Analysis of SAT Order

  • FCDs were offered to 1,929 persons, however all the offerees were existing shareholders. Also, the right of renunciation was not part of the offer. Issue is whether such offer is rights offer or public offer or an offer that violates the provisions of private placement of securities? As discussed above, SAT observed that such issue is neither rights issue nor public issue nor private placement. The difference between Sahara case and the said case is the recipients of the offer and intention of the companies. In the said case, the offer of FCDs was made to existing shareholders and funds were raised a genuine purpose[xii]. Also, the offer was limited to shareholders only as there was no right of renunciation offered. The intention was clear by documents and conduct that the offer was to only shareholders and not public. In Sahara case – quite a few provisions of the Companies Act, 1956 and the SEBI Act, 1992 were flouted for raising monies through Optionally Fully Convertible Debentures (“OFCDs”).
  • Whether Section 62(3) of the Act creates an exception to Section 62 of the Act? Section 62(3) of the Act creates an exception to the provisions of rights issue interms of procedure for further issue of shares, and only prior approval of shareholders is required for increasing its subscribed capital by exercising option attached to the debentures or loan raised to convert such loans or debentures into shares. Here, there is no limitation to whom the offer can be made. Furthermore, such conversion of debentures/loans into shares does not fall under Section 23 of the Act.
  • Interpreting ‘select group of persons’: SAT has interpreted the expression ‘select group of persons’ and such interpretation makes a direct distinction between ‘all shareholders’ and ‘select group of persons’. Since the offer was made to all shareholders, there cannot be non-compliance with respect to offer to ‘select group of persons’. SAT’s interpretation would be helpful for quite a few listed and unlisted companies in structuring the issue of securities and accordingly complying with only the relevant provisions of the Act. Interestingly, Section 62(1) of the Act relating to ‘rights issue’ has reference to only ‘shares’ and not ‘securities’. With an objective to regulate such issues and to protect the interest of shareholders, it would be desirable to amend Section 62(1) of the Act to cover rights issue of ‘securities’.

Conclusion

The said offer of FCDs has some features of rights issue i.e. offer to all shareholders on proportionate basis. It also had some features of public issue i.e. by number of persons to whom offer is made. Though, it has all the features, such FCD issue is neither rights issue nor public issue nor private placement of securities. Such issue falls under the provisions of Section 62(3) of the Act read with debenture-related provisions – which is not part of the basic provision relating to issue of securities (i.e. section 23 of the Act).

End Notes

[i] u/s 42 of the Act.

[ii] u/s 62 of the Act.

[iii] u/s 63 of the Act.

[iv] u/s 71 of the Act.

[v] Amendment effective from August 7, 2018.
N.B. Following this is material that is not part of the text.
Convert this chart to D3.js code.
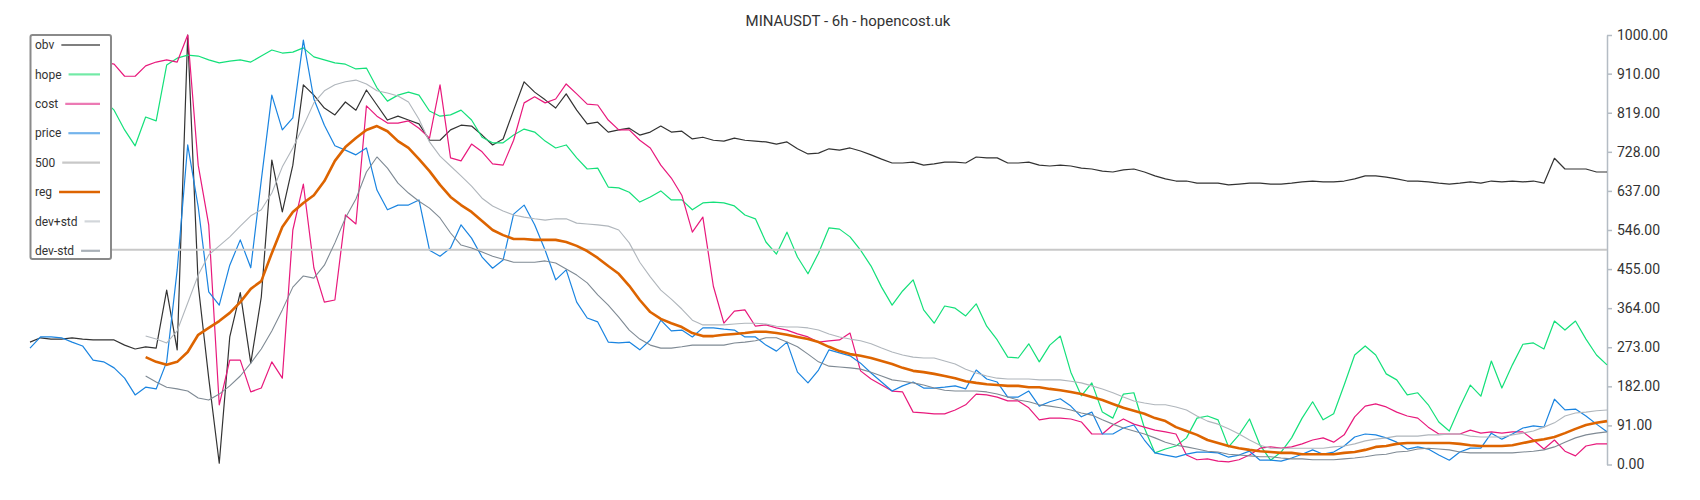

[vi] Appeal No. 115 of 2019, January 28, 2020.

[vii] Under section 62(3) and 71 of the Companies Act, 2013 read with Rule 18 of the Companies (Share Capital and Debentures) Rules, 2014.

[viii] SEBI Order dated March 18, 2019.

[ix] Civil Appeal Nos. 9813 & 9833 of 2011.

[x] i.e. optionally fully convertible debentures (OFCDs).

[xi] Corresponding to section 40(1) of the Companies Act, 2013.

[xii] i.e. for automation of packing drinking water projects, advertisements, sales promotion of this project and for working capital requirements.